1. The real origins of China’s critical minerals strength: Decades of massive investment & technological iteration
China’s leadership in critical mineral refining is not derived from geology alone—it is built on 40 years of trillions-yuan investment, relentless R&D, and deliberate sacrifice of short-term gains. Taking the lithium industry as a benchmark:
- Capital Investment: A single 50,000-tonne-per-year battery-grade lithium carbonate plant costs 2.8–3.0 billion RMB (~410–440 million USD). Total national investment in lithium refining exceeds 1 trillion RMB (US$146 billion).
- Construction Schedule: 18 months in China; 24–36 months in Africa due to infrastructure and regulatory delays.
- Technological Breakthroughs: China solved the global challenge of high-magnesium-lithium brine extraction, raising lithium recovery from below 50% to 98% after 15 years and millions of tests.
- Power Requirements: 8,500 kWh per tonne of lithium carbonate; power accounts for 27–35% of total cost. Power supply reliability must reach ≥99.5%, with no more than 5 hours of outage annually to avoid product rejection and equipment damage.
Such high thresholds mean no African country can replicate China’s model independently.
2. Geopolitical reality: A reshaped global supply chain
By 2025, among the 20 strategic minerals tracked by the IEA, China is the leading refiner for 19, with an average global market share of approximately 70%.
- Gallium refining: 99%
- Refined graphite: 96%
- Manganese refining: 95%
- Rare earth processing: 91%
China’s export management measures comply with domestic laws and international practices, aimed at safeguarding industrial chain security and sustainable development. Price fluctuations result from supply and demand, trade environment, industrial adjustment, and other factors—not unilateral policy.
3. Africa’s paradox: Rich in resources, trapped at the bottom of the value chain
Africa holds nearly 30% of global critical mineral reserves but processes less than 12% locally. Massive volumes are exported as raw materials, processed abroad, then reimported at huge premiums.
One tonne of raw lithium concentrate sells for a few hundred dollars; battery-grade lithium hydroxide fetches over 10 times more. This gap represents lost industrialisation, jobs, and technological capacity.

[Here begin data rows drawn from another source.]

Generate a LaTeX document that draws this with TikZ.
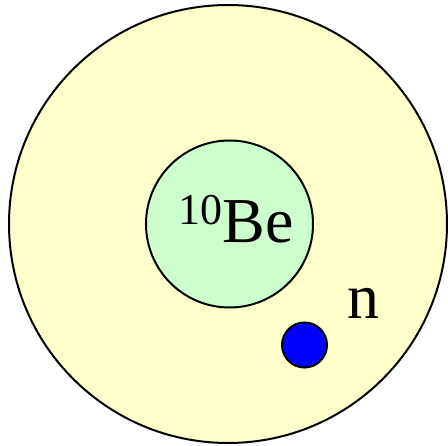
\documentclass[tikz,border=0pt]{standalone}
\usepackage{fontspec}
\setmainfont{Liberation Serif}
\definecolor{outerfill}{HTML}{FFFFCC}
\definecolor{innerfill}{HTML}{CCFFCC}
\definecolor{neutronblue}{HTML}{0000FF}
\tikzset{
  ball/.style={circle, draw=black, line width=2pt, inner sep=0pt},
  lbl/.style={inner sep=0pt, anchor=base, font=\fontsize{64}{70}\selectfont}
}
\begin{document}
\begin{tikzpicture}[x=1pt,y=-1pt]
\useasboundingbox (0,0) rectangle (448,446);
\node[ball, fill=outerfill, minimum size=438pt] (atom) at (228,224) {};
\node[ball, fill=innerfill, minimum size=167pt] (core) at (229.5,224) {};
\node[ball, fill=neutronblue, minimum size=45pt] (neutron) at (304.5,345) {};
\node[lbl] (be) at (236,243) {\raisebox{18pt}{\fontsize{44}{48}\selectfont 10}Be};
\node[lbl] (nlabel) at (363,319) {n};
\end{tikzpicture}
\end{document}
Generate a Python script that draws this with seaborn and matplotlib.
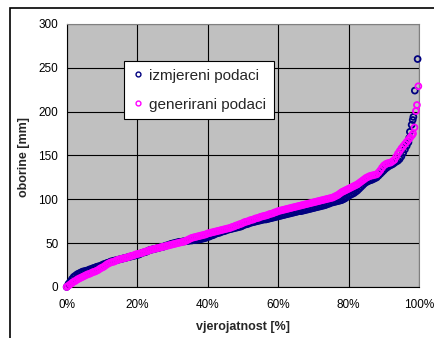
import numpy as np
import pandas as pd
import matplotlib
matplotlib.use("Agg")
import matplotlib.pyplot as plt
from matplotlib.lines import Line2D
from matplotlib.patches import Rectangle
import seaborn as sns

# Empirical probability curve of precipitation: measured vs generated data.
# Sorted amounts [mm] at their percent rank positions.
rain_measured = [
    0, 3.5, 6, 9, 11.5, 13, 14.5, 15.5, 16.5, 17.5,
    18, 18.5, 19, 20, 20.5, 21.5, 22, 23, 23.5, 24,
    25, 26, 26.5, 27.5, 28, 29, 29.5, 30, 30.5, 31,
    31.5, 32, 32.5, 33, 33.5, 34, 34.5, 35, 35.5, 36,
    36.5, 37, 38, 39, 39.5, 40, 41, 42, 42.5, 43,
    43.5, 44, 44.5, 45, 45.5, 46, 47, 47.5, 48, 49,
    49.5, 50, 50.5, 51, 51.5, 51.5, 52, 52, 52.5, 52.5,
    53, 53, 53.5, 53.5, 54, 54, 54.5, 55, 55.5, 56,
    57, 57.5, 58.5, 59, 60, 61, 61.5, 62, 63, 63.5,
    64, 65, 65.5, 66, 66.5, 67, 67.5, 68, 68.5, 69,
    70, 71, 71.5, 72, 73, 73.5, 74, 74.5, 75, 75.5,
    76, 76.5, 77, 77, 77.5, 78, 78.5, 79, 79.5, 80,
    80.5, 81, 81.5, 82, 82.5, 83, 83.5, 84, 84.5, 85,
    85.5, 86, 86.5, 86.5, 87, 87.5, 88, 88.5, 89, 89.5,
    90, 90.5, 91, 91.5, 92, 92.5, 93, 93.5, 94.5, 95,
    96, 96.5, 97, 97.5, 98, 98.5, 99, 100, 101, 102.5,
    104, 105, 106, 107, 108.5, 110, 112, 114, 116, 118,
    119.5, 120.5, 121.5, 122, 123, 124, 125, 127, 129, 131,
    133, 135, 136.5, 138, 139, 140, 141.5, 143, 144, 146,
    149, 153, 157, 161,
    165, 170, 177, 185, 190.5, 194, 224, 260,
]
pct_measured = [0.5 * i for i in range(194)] + [97, 97.2, 97.4, 97.9, 98.2, 98.4, 98.8, 99.6]

rain_generated = [
    0, 1.5, 3, 4.5, 6, 7, 8.5, 9.5, 10.5, 11.5,
    12.5, 13.5, 14.5, 15, 16, 17, 17.5, 18.5, 19.5, 21,
    22, 23, 24.5, 26, 27, 28, 28.5, 29, 30, 31,
    31.5, 32, 32.5, 33, 33.5, 34, 35, 35.5, 36, 37,
    37.5, 38, 38.5, 39, 40, 40.5, 41, 42, 42.5, 43,
    43.5, 44, 44.5, 45, 45.5, 46, 46.5, 47, 47.5, 48,
    48.5, 49, 49.5, 50, 50.5, 51, 51.5, 52, 53, 54,
    55, 56, 56.5, 57, 57.5, 58, 58.5, 59, 59.5, 60,
    61, 61.5, 62, 62.5, 63, 63.5, 64, 64.5, 65, 65.5,
    66, 66.5, 67, 67.5, 68.5, 69, 70, 70.5, 71.5, 72,
    73, 74, 74.5, 75, 76, 76.5, 77, 78, 78.5, 79,
    80, 80.5, 81, 81.5, 82, 83, 83.5, 84, 85, 85.5,
    86.5, 87, 87.5, 88, 88.5, 89, 89.5, 90, 90.5, 91,
    91.5, 92, 92.5, 93, 93.5, 94, 94.5, 95, 95.5, 96,
    96.5, 97, 97.5, 98, 98.5, 99, 99.5, 100, 100.5, 101,
    101.5, 102, 103, 104, 105, 106.5, 108, 109, 110, 111,
    112, 113, 114, 115, 116, 117, 118.5, 120, 121.5, 123,
    124.5, 125.5, 126.5, 127, 127.5, 128, 128.5, 130.5, 133, 136,
    138.5, 140, 141, 141.5, 142, 143.5, 145, 148.5, 152, 155,
    158, 160.5, 163, 165.5, 168, 170.5,
    173, 175, 182, 200.7, 207.6, 229,
]
pct_generated = [0.5 * i for i in range(196)] + [98, 98.3, 98.7, 99.1, 99.4, 99.8]

series_names = ["izmjereni podaci", "generirani podaci"]
series_colors = ["#000080", "#FF00FF"]
x_ticks = [0, 20, 40, 60, 80, 100]
x_tick_labels = ["0%", "20%", "40%", "60%", "80%", "100%"]
y_ticks = [0, 50, 100, 150, 200, 250, 300]

sns.set_theme(style="white")
plt.rcParams["font.family"] = ["Liberation Sans", "DejaVu Sans"]

fig = plt.figure(figsize=(4.35, 3.38), dpi=100)
ax = fig.add_axes([0.1533, 0.151, 0.810, 0.778])
ax.set_facecolor("#C0C0C0")

for pct, rain, color in [
    (pct_measured, rain_measured, series_colors[0]),
    (pct_generated, rain_generated, series_colors[1]),
]:
    df = pd.DataFrame({"p": pct, "r": rain})
    n_before = len(ax.collections)
    sns.scatterplot(data=df, x="p", y="r", ax=ax, marker="o", s=18,
                    color=color, legend=False, zorder=3, clip_on=False)
    coll = ax.collections[n_before]
    coll.set_facecolor("none")
    coll.set_edgecolor(color)
    coll.set_linewidth(1.3)

ax.set_xlim(0, 100)
ax.set_ylim(0, 300)
ax.set_xticks(x_ticks)
ax.set_xticklabels(x_tick_labels)
ax.set_yticks(y_ticks)
ax.grid(True, color="black", linewidth=0.8, zorder=1)
ax.set_axisbelow(True)

for side in ["top", "right"]:
    ax.spines[side].set_color("#808080")
    ax.spines[side].set_linewidth(0.8)
for side in ["left", "bottom"]:
    ax.spines[side].set_color("black")
    ax.spines[side].set_linewidth(0.8)

ax.tick_params(axis="both", which="major", labelsize=8.5, colors="black",
               direction="out", length=3, width=0.8)
ax.tick_params(axis="x", pad=6)
ax.tick_params(axis="y", pad=3)

ax.set_xlabel("vjerojatnost [%]", fontsize=9, fontweight="bold")
ax.set_ylabel("oborine [mm]", fontsize=9, fontweight="bold")
ax.xaxis.set_label_coords(0.5, -0.13)
ax.yaxis.set_label_coords(-0.105, 0.494)

handles = [
    Line2D([], [], linestyle="none", marker="o", markersize=3.5,
           markerfacecolor="none", markeredgecolor=c, markeredgewidth=1.0)
    for c in series_colors
]
leg = ax.legend(handles, series_names, loc="upper left",
                bbox_to_anchor=(0.164, 0.859), borderaxespad=0,
                fontsize=11, frameon=True, fancybox=False, shadow=False,
                handlelength=0.8, handletextpad=0.3, labelspacing=0.98,
                borderpad=0.5)
leg.get_frame().set_edgecolor("black")
leg.get_frame().set_facecolor("white")
leg.get_frame().set_linewidth(0.8)
leg.get_frame().set_alpha(1)

# Outer chart-area border
fig.add_artist(Rectangle((10 / 435, -0.1), 1.2, 1.1 - 8 / 338,
                         transform=fig.transFigure, fill=False,
                         edgecolor="black", linewidth=1.2))

fig.savefig("out.png", dpi=100, facecolor="white")
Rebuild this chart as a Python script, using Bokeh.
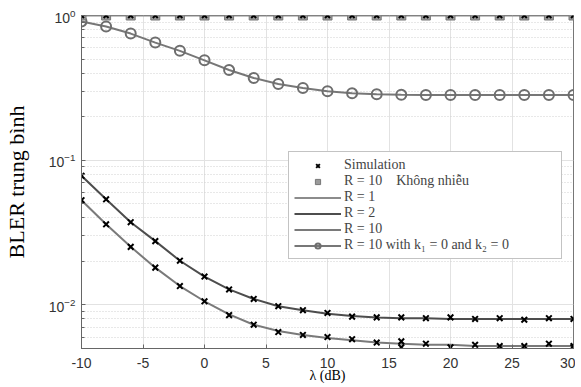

4. From ore to battery: Full technical & threshold breakdown
Key stages:
(1) Mining & beneficiation: Crude ore (0.5–1.5% Li) → crushing → grinding → flotation → lithium concentrate (Li₂O ≥ 5.5%).
(2) Lithium Sulfate Production: Roasting (1000–1100°C) → sulfation → leaching → purification; 40% of total power consumption.
(3) Lithium Carbonate / Lithium Hydroxide: Precipitation, washing, drying, crystallisation; ppm-level impurity control.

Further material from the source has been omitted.